An ASCOM driver acts as an abstraction layer between the client and hardware thus removing any hardware dependency in the client, and making the client automatically compatible with all devices that supports the minimum required properties and methods. For example, this abstraction allows an ASCOM client to use an imaging device without needing to know whether the device is attached via a serial or network connection.
ASCOM defines a collection of required Properties and Methods that ASCOM compliant software can use to communicate with an ASCOM compliant device. ASCOM also defines a range of optional Properties and Methods to take advantage of common features that may not be available for every manufacturer's device. By testing various properties an ASCOM client application can determine what features are available for use.
An ASCOM Platform software package is available for download which installs some common libraries and documentation as well as a collection of ASCOM drivers for a broad range of equipment. Additional ASCOM drivers for devices not included in the ASCOM Platform package can be downloaded and installed separately.
Although ASCOM is predominantly used by the amateur community, because the standard is freely available it is also used in some professional installations.
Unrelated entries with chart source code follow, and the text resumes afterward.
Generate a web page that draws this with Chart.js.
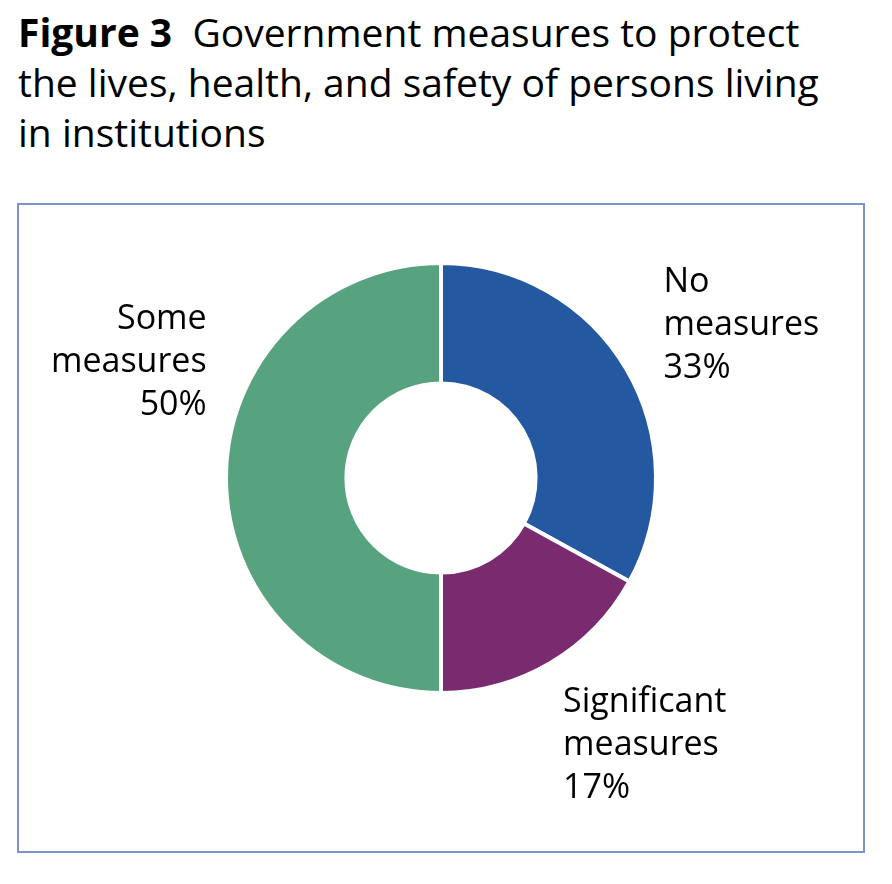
<!DOCTYPE html>
<html>
<head>
<meta charset="utf-8">
<script src="https://cdn.jsdelivr.net/npm/chart.js@4"></script>
<style>
  html, body { margin: 0; padding: 0; background: #fff; }
  body { width: 892px; height: 884px; position: relative; font-family: "Open Sans", "Noto Sans", sans-serif; }
  #title { position: absolute; left: 18px; top: 7px; font-size: 39px; line-height: 50px; color: #000; }
  #title b { font-weight: 700; }
  #frame { position: absolute; left: 17px; top: 203px; width: 844px; height: 646px; border: 2px solid #7b93c8; }
  #frame canvas { display: block; }
</style>
</head>
<body>
<div id="title"><b>Figure 3</b>&nbsp; Government measures to protect<br>the lives, health, and safety of persons living<br>in institutions</div>
<div id="frame"><canvas id="chart" width="844" height="646"></canvas></div>
<script>
// Dados do gráfico
const categorias = [['No', 'measures'], ['Significant', 'measures'], ['Some', 'measures']];
const valores = [33, 17, 50];
const cores = ['#2458a0', '#7a2b70', '#57a380'];

// posição dos rótulos relativa ao centro, em raios (dx, dy da 1a linha), e alinhamento
const rotulosLayout = [
  { dx: 1.035, dy: -0.865, align: 'left' },
  { dx: 0.568, dy: 1.09, align: 'left' },
  { dx: -1.09, dy: -0.695, align: 'right' }
];

const rotulos = {
  id: 'rotulos',
  afterDraw(chart) {
    const ctx = chart.ctx;
    const meta = chart.getDatasetMeta(0);
    ctx.save();
    ctx.fillStyle = '#000';
    ctx.font = '34px "Open Sans", "Noto Sans", sans-serif';
    ctx.textBaseline = 'alphabetic';
    meta.data.forEach((arc, i) => {
      const lay = rotulosLayout[i];
      const r = arc.outerRadius;
      const x = arc.x + lay.dx * r;
      let y = arc.y + lay.dy * r;
      ctx.textAlign = lay.align;
      const linhas = categorias[i].concat([valores[i] + '%']);
      linhas.forEach(l => {
        ctx.fillText(l, x, y);
        y += 43;
      });
    });
    ctx.restore();
  }
};

const ctx = document.getElementById('chart').getContext('2d');
new Chart(ctx, {
  type: 'doughnut',
  data: {
    labels: categorias.map(c => c.join(' ')),
    datasets: [{
      data: valores,
      backgroundColor: cores,
      borderColor: '#fff',
      borderWidth: 4
    }]
  },
  options: {
    responsive: false,
    animation: false,
    cutout: '44%',
    layout: { padding: { left: 205, right: 205, top: 56, bottom: 156 } },
    plugins: {
      legend: { display: false },
      tooltip: { enabled: false }
    }
  },
  plugins: [rotulos]
});
</script>
</body>
</html>
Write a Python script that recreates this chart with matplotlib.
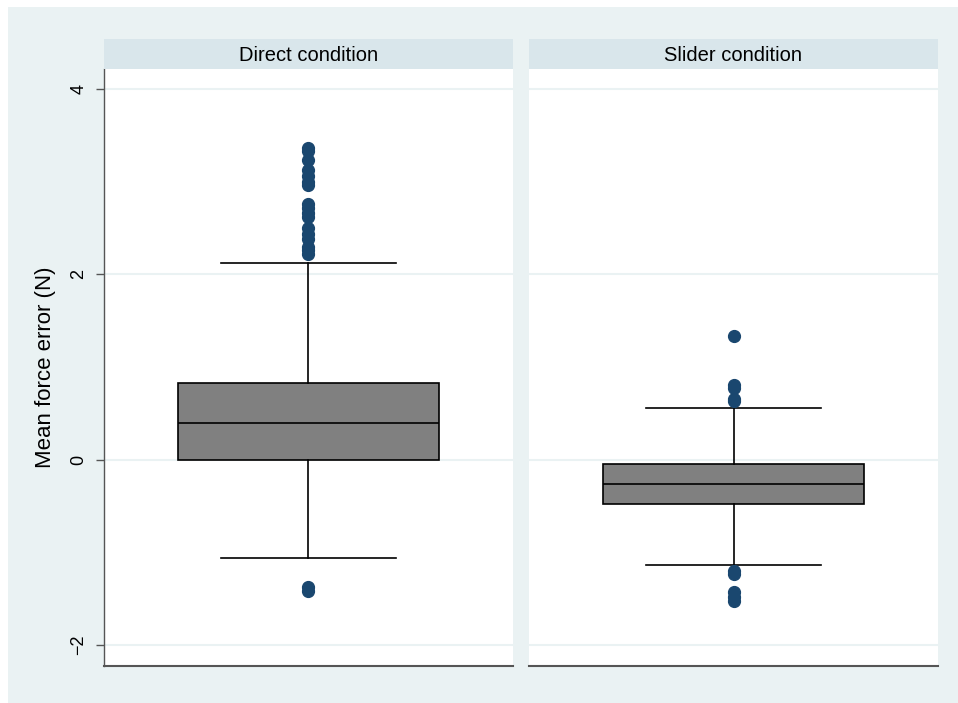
import matplotlib
matplotlib.use('Agg')
import matplotlib.pyplot as plt
from matplotlib.patches import Rectangle

plt.rcParams['font.family'] = ['Liberation Sans', 'DejaVu Sans']

panels = ['Direct condition', 'Slider condition']

# box statistics
medians = [0.40, -0.26]
q1 = [0.00, -0.48]
q3 = [0.83, -0.05]
whisk_lo = [-1.06, -1.14]
whisk_hi = [2.12, 0.56]
outliers = [
    [3.36, 3.33, 3.23, 3.13, 3.06, 3.00, 2.96, 2.76, 2.72, 2.66, 2.62,
     2.50, 2.44, 2.38, 2.30, 2.26, 2.22, -1.37, -1.42],
    [1.33, 0.81, 0.77, 0.66, 0.63, -1.20, -1.23, -1.43, -1.48, -1.52],
]
yticks = [-2, 0, 2, 4]

bg = '#eaf2f3'
strip = '#d9e6eb'
navy = '#1a476f'

W, H = 958, 703
fig = plt.figure(figsize=(W / 100, H / 100), dpi=100)
fig.patch.set_facecolor('white')
fig.patches.append(Rectangle((8 / W, 0), 1, 1 - 7 / H, transform=fig.transFigure,
                             facecolor=bg, edgecolor='none', zorder=-10))

lefts = [104, 529]
pw = 409
top, bot = 69, 666

for i, name in enumerate(panels):
    ax = fig.add_axes([lefts[i] / W, 1 - bot / H, pw / W, (bot - top) / H])
    ax.set_facecolor('white')
    stats = [dict(med=medians[i], q1=q1[i], q3=q3[i], whislo=whisk_lo[i],
                  whishi=whisk_hi[i], fliers=outliers[i])]
    ax.bxp(stats, positions=[0.5], widths=0.64, patch_artist=True,
           boxprops=dict(facecolor='#808080', edgecolor='black', linewidth=1.2),
           medianprops=dict(color='black', linewidth=1.2),
           whiskerprops=dict(color='black', linewidth=1.2),
           capprops=dict(color='black', linewidth=1.2),
           capwidths=0.43,
           flierprops=dict(marker='o', markerfacecolor=navy, markeredgecolor=navy,
                           markersize=8.5))
    ax.set_xlim(0, 1)
    ax.set_ylim(-2.226, 4.216)
    ax.set_xticks([])
    ax.set_yticks(yticks)
    ax.grid(axis='y', color=bg, linewidth=1.5)
    ax.set_axisbelow(True)
    for s in ['top', 'right']:
        ax.spines[s].set_visible(False)
    ax.spines['bottom'].set_color('#555555')
    ax.spines['bottom'].set_linewidth(1.5)
    if i == 0:
        ax.spines['left'].set_color('#555555')
        ax.spines['left'].set_linewidth(1.0)
        ax.tick_params(axis='y', length=6, width=1.0, color='#555555', pad=6,
                       labelsize=13)
        for lab in ax.get_yticklabels():
            lab.set_rotation(90)
            lab.set_va('center')
        ax.set_ylabel('Mean force error (N)', fontsize=16, labelpad=10)
    else:
        ax.spines['left'].set_visible(False)
        ax.tick_params(axis='y', length=0, labelleft=False)

    sax = fig.add_axes([lefts[i] / W, 1 - top / H, pw / W, 30 / H])
    sax.set_facecolor(strip)
    sax.set_xticks([])
    sax.set_yticks([])
    for s in sax.spines.values():
        s.set_visible(False)
    sax.text(0.5, 0.45, name, ha='center', va='center', fontsize=14.5,
             transform=sax.transAxes)

fig.savefig('out.png', dpi=100, facecolor='white')
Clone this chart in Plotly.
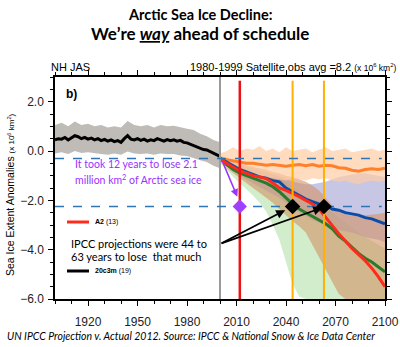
import plotly.graph_objects as go

# ---------------- data ----------------
hist_years = list(range(1900, 2001, 2))
hist_mean = [0.45, 0.50, 0.48, 0.55, 0.45, 0.52, 0.62, 0.58, 0.50, 0.55,
             0.48, 0.52, 0.45, 0.50, 0.42, 0.47, 0.40, 0.45, 0.38, 0.42,
             0.35, 0.50, 0.62, 0.48, 0.45, 0.50, 0.43, 0.48, 0.40, 0.45,
             0.42, 0.50, 0.44, 0.40, 0.46, 0.42, 0.45, 0.40, 0.43, 0.35,
             0.33, 0.28, 0.20, 0.15, 0.10, 0.06, 0.04, -0.02, -0.08, -0.15, -0.22]

band_years = list(range(1900, 2001, 4))
hist_upper = [1.05, 1.15, 1.00, 1.20, 1.05, 1.10, 1.00, 1.05, 0.95, 1.00, 0.95, 1.22, 1.05,
              1.00, 1.05, 0.95, 1.05, 1.00, 1.02, 0.95, 0.90, 0.85, 0.70, 0.60, 0.45, 0.35]
hist_lower = [-0.10, -0.05, -0.12, 0.00, -0.08, -0.05, -0.10, -0.12, -0.15, -0.10, -0.15, -0.02, -0.10,
              -0.12, -0.10, -0.15, -0.10, -0.12, -0.12, -0.18, -0.20, -0.30, -0.38, -0.45, -0.60, -0.70]

proj_years = list(range(2000, 2101, 4))
orange_mean = [-0.30, -0.35, -0.40, -0.45, -0.50, -0.50, -0.55, -0.58, -0.55, -0.60, -0.62, -0.58, -0.55,
               -0.60, -0.55, -0.62, -0.58, -0.60, -0.68, -0.70, -0.78, -0.82, -0.75, -0.72, -0.75, -0.70]
orange_upper = [-0.10, 0.00, 0.15, 0.00, 0.10, 0.05, 0.20, 0.00, 0.10, -0.05, 0.15, 0.00, 0.05,
                0.10, -0.05, 0.05, 0.15, 0.00, 0.05, 0.10, -0.05, 0.00, 0.05, 0.10, 0.00, 0.05]
orange_lower = [-0.50, -0.70, -0.80, -0.95, -1.00, -1.05, -1.10, -1.15, -1.10, -1.15, -1.20, -1.10, -1.15,
                -1.20, -1.10, -1.15, -1.10, -1.20, -1.25, -1.20, -1.30, -1.35, -1.25, -1.20, -1.25, -1.20]
blue_mean = [-0.30, -0.45, -0.60, -0.75, -0.85, -0.95, -1.05, -1.10, -1.20, -1.25, -1.50, -1.65, -1.80,
             -1.95, -2.05, -2.15, -2.20, -2.35, -2.40, -2.50, -2.55, -2.60, -2.70, -2.75, -2.85, -2.95]
blue_upper = [-0.20, -0.35, -0.45, -0.55, -0.65, -0.75, -0.80, -0.85, -0.95, -1.00, -1.15, -1.25, -1.30,
              -1.35, -1.35, -1.30, -1.25, -1.15, -1.05, -1.00, -0.95, -0.90, -0.90, -0.95, -1.00, -1.05]
blue_lower = [-0.45, -0.60, -0.80, -1.00, -1.15, -1.30, -1.45, -1.60, -1.75, -1.90, -2.10, -2.30, -2.50,
              -2.65, -2.80, -2.90, -3.00, -3.10, -3.20, -3.25, -3.30, -3.40, -3.50, -3.55, -3.60, -3.70]
green_mean = [-0.30, -0.55, -0.75, -0.90, -1.00, -1.10, -1.20, -1.30, -1.45, -1.65, -1.90, -2.15, -2.35,
              -2.50, -2.65, -2.80, -2.95, -3.15, -3.45, -3.65, -3.90, -4.15, -4.35, -4.50, -4.70, -4.90]
green_upper = [-0.15, -0.30, -0.40, -0.50, -0.60, -0.65, -0.75, -0.85, -0.95, -1.10, -1.25, -1.45, -1.65,
               -1.85, -2.00, -2.15, -2.30, -2.50, -2.70, -2.90, -3.10, -3.30, -3.50, -3.65, -3.80, -3.95]
green_lower = [-0.45, -0.75, -1.05, -1.30, -1.55, -1.80, -2.10, -2.45, -3.00, -3.60, -4.50, -5.40, -5.90,
               -6.00, -6.00, -6.00, -6.00, -6.00, -6.00, -6.00, -6.00, -6.00, -6.00, -6.00, -6.00, -6.00]
red_mean = [-0.30, -0.50, -0.65, -0.80, -0.90, -1.00, -1.05, -1.12, -1.30, -1.50, -1.60, -1.72, -1.85,
            -2.00, -2.15, -2.35, -2.70, -3.00, -3.35, -3.65, -3.95, -4.20, -4.45, -4.75, -5.10, -5.50]
red_upper = [-0.20, -0.30, -0.40, -0.50, -0.60, -0.65, -0.70, -0.75, -0.85, -0.90, -1.00, -1.05, -1.15,
             -1.25, -1.40, -1.60, -1.90, -2.20, -2.45, -2.55, -2.60, -2.62, -2.60, -2.58, -2.55, -2.50]
red_lower = [-0.45, -0.70, -0.90, -1.10, -1.30, -1.50, -1.70, -1.90, -2.10, -2.35, -2.60, -2.85, -3.05,
             -3.30, -3.80, -4.30, -4.80, -5.30, -5.80, -6.00, -6.00, -6.00, -6.00, -6.00, -6.00, -6.00]

event_years = [2000, 2012, 2044, 2063]      # gray, red, orange, orange verticals
level_lines = [-0.30, -2.25]                # blue dashed levels
actual_point = (2012, -2.25)
ipcc_points_x = [2044, 2063]
ipcc_points_y = [-2.25, -2.25]

x_ticks = [1920, 1950, 1980, 2010, 2040, 2070, 2100]
y_ticks = [-6, -4, -2, 0, 2]

# ---------------- layout helpers ----------------
W, H = 400, 347
L, R, T, B = 55, 15, 77, 48
PW, PH = W - L - R, H - T - B


def px(x):
    return (x - L) / PW


def py(y):
    return (H - B - y) / PH


def band(xs, up, lo, color, name):
    return go.Scatter(x=xs + xs[::-1], y=up + lo[::-1], fill='toself', fillcolor=color,
                      line=dict(width=0), mode='lines', hoverinfo='skip', showlegend=False, name=name)


def vline(x, y0, y1, color, width, dash='solid'):
    fig.add_trace(go.Scatter(x=[x, x], y=[y0, y1], mode='lines', hoverinfo='skip', showlegend=False,
                             line=dict(color=color, width=width, dash=dash)))


def hline(y, x0, x1, color, width, dash='solid'):
    fig.add_trace(go.Scatter(x=[x0, x1], y=[y, y], mode='lines', hoverinfo='skip', showlegend=False,
                             line=dict(color=color, width=width, dash=dash)))


fig = go.Figure()
fig.add_trace(band(band_years, hist_upper, hist_lower, 'rgba(180,175,170,0.85)', 'hist'))
fig.add_trace(band(proj_years, green_upper, green_lower, 'rgba(185,228,175,0.65)', 'green band'))
fig.add_trace(band(proj_years, blue_upper, blue_lower, 'rgba(175,175,218,0.7)', 'blue band'))
fig.add_trace(band(proj_years, red_upper, red_lower, 'rgba(210,145,100,0.6)', 'red band'))
fig.add_trace(band(proj_years, orange_upper, orange_lower, 'rgba(255,205,165,0.7)', 'orange band'))

line_w = 3
fig.add_trace(go.Scatter(x=hist_years, y=hist_mean, mode='lines', line=dict(color='black', width=line_w), showlegend=False))
fig.add_trace(go.Scatter(x=proj_years, y=orange_mean, mode='lines', line=dict(color='#FF7F2A', width=line_w), showlegend=False))
fig.add_trace(go.Scatter(x=proj_years, y=blue_mean, mode='lines', line=dict(color='#0A4DA8', width=line_w), showlegend=False))
fig.add_trace(go.Scatter(x=proj_years, y=green_mean, mode='lines', line=dict(color='#2B7A2B', width=line_w), showlegend=False))
fig.add_trace(go.Scatter(x=proj_years, y=red_mean, mode='lines', line=dict(color='#FF2A1A', width=line_w), showlegend=False))

# vertical and dashed reference lines
vline(event_years[0], -6, 3, '#9A9A9A', 2)
vline(event_years[1], -6, 2.85, '#EE1111', 2.5)
for yr in event_years[2:]:
    vline(yr, -6, 2.85, '#FFB000', 2)
for lv in level_lines:
    hline(lv, 1900, 2098, '#2E75B6', 1.5, 'dash')

# diamonds
fig.add_trace(go.Scatter(x=[actual_point[0]], y=[actual_point[1]], mode='markers',
                         marker=dict(symbol='diamond', size=11, color='#A040FF'), showlegend=False))
fig.add_trace(go.Scatter(x=ipcc_points_x, y=ipcc_points_y, mode='markers',
                         marker=dict(symbol='diamond', size=12, color='black'), showlegend=False))

# arrows
fig.add_annotation(x=2010.5, y=-1.85, ax=2001, ay=-0.35, xref='x', yref='y', axref='x', ayref='y',
                   text='', showarrow=True, arrowhead=2, arrowsize=1, arrowwidth=1.5, arrowcolor='#9933FF')
fig.add_annotation(x=2039.5, y=-2.4, ax=2000, ay=-3.77, xref='x', yref='y', axref='x', ayref='y',
                   text='', showarrow=True, arrowhead=2, arrowsize=1, arrowwidth=1.8, arrowcolor='black')
fig.add_annotation(x=2062, y=-2.3, ax=2000, ay=-3.77, xref='x', yref='y', axref='x', ayref='y',
                   text='', showarrow=True, arrowhead=2, arrowsize=1, arrowwidth=1.8, arrowcolor='black')

HUM = 'Lato'
ARIAL = 'Liberation Sans'


def text(x, y, s, size, family, color='black', xanchor='left', angle=0):
    fig.add_annotation(x=px(x), y=py(y), xref='paper', yref='paper', text=s, showarrow=False,
                       xanchor=xanchor, yanchor='middle', textangle=angle,
                       font=dict(family=family, size=size, color=color))


# titles
text(200, 15, '<b>Arctic Sea Ice Decline:</b>', 14.5, HUM, xanchor='center')
text(200, 34, '<b>We’re <i><u>way</u></i> ahead of schedule</b>', 17, HUM, xanchor='center')
text(49, 67, 'NH JAS', 11, ARIAL)
text(398, 67, '1980-1999 Satellite obs avg =8.2 <span style="font-size:8.5px">(x 10<sup>6</sup> km<sup>2</sup>)</span>',
     11, ARIAL, xanchor='right')
text(64, 94, '<b>b)</b>', 12, ARIAL)
text(10, 195, 'Sea Ice Extent Anomalies <span style="font-size:8px">(x 10<sup>6</sup> km<sup>2</sup>)</span>',
     10.5, ARIAL, angle=-90, xanchor='center')

text(73, 164, 'It took 12 years to lose 2.1', 10.5, HUM, color='#9933FF')
text(73, 179, 'million km<sup>2</sup> of Arctic sea ice', 10.5, HUM, color='#9933FF')
text(69, 243, 'IPCC projections were 44 to', 11, HUM)
text(69, 256, '63 years to lose  that much', 11, HUM)

# legend-like entries
fig.add_shape(type='line', x0=px(67), x1=px(89), y0=py(222), y1=py(222), xref='paper', yref='paper',
              line=dict(color='#FF2A1A', width=3))
text(93, 222, '<b>A2</b> (13)', 7, ARIAL)
fig.add_shape(type='line', x0=px(67), x1=px(89), y0=py(271), y1=py(271), xref='paper', yref='paper',
              line=dict(color='black', width=3))
text(93, 271, '<b>20c3m</b> (19)', 7, ARIAL)

text(5, 336, '<i>UN IPCC Projection v. Actual 2012. Source: IPCC &amp; National Snow &amp; Ice Data Center</i>',
     10.5, HUM)

axis_common = dict(showline=True, linecolor='black', linewidth=1.5, mirror='ticks', ticks='outside',
                   ticklen=5, tickwidth=1.2, tickcolor='black', showgrid=False, zeroline=False,
                   tickfont=dict(family=ARIAL, size=12, color='#222'))
fig.update_xaxes(range=[1900, 2100], tickvals=x_ticks, ticklabelstandoff=6,
                 minor=dict(dtick=10, tick0=1900, ticklen=3, ticks='outside', tickcolor='black', showgrid=False),
                 **axis_common)
fig.update_yaxes(range=[-6, 3], tickvals=y_ticks, tickformat='.1f', ticklabelstandoff=2,
                 minor=dict(dtick=0.5, tick0=0, ticklen=3, ticks='outside', tickcolor='black', showgrid=False),
                 **axis_common)

fig.update_layout(width=W, height=H, margin=dict(l=L, r=R, t=T, b=B, autoexpand=False),
                  plot_bgcolor='white', paper_bgcolor='white', showlegend=False)

fig.write_html('out.html')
There are no particular licensing requirements other than that the ASCOM logo may only be used if the client application is ASCOM compatible, and an ASCOM driver must implement all the required properties and methods (but need not implement any of the optional properties and methods).
From an astronomer's point of view, it is a simple matter of installing the ASCOM platform and suitable client software; no programming is required.
ASCOM drivers allow computer-based control of devices such as planetarium software to direct a telescope to point at a selected object. Using a combination of mount, focuser and imaging device ASCOM drivers, it is possible to build a fully automated environment for deep sky imaging.
Developers can enhance the power of ASCOM by writing their own clients using the scripting or object interface.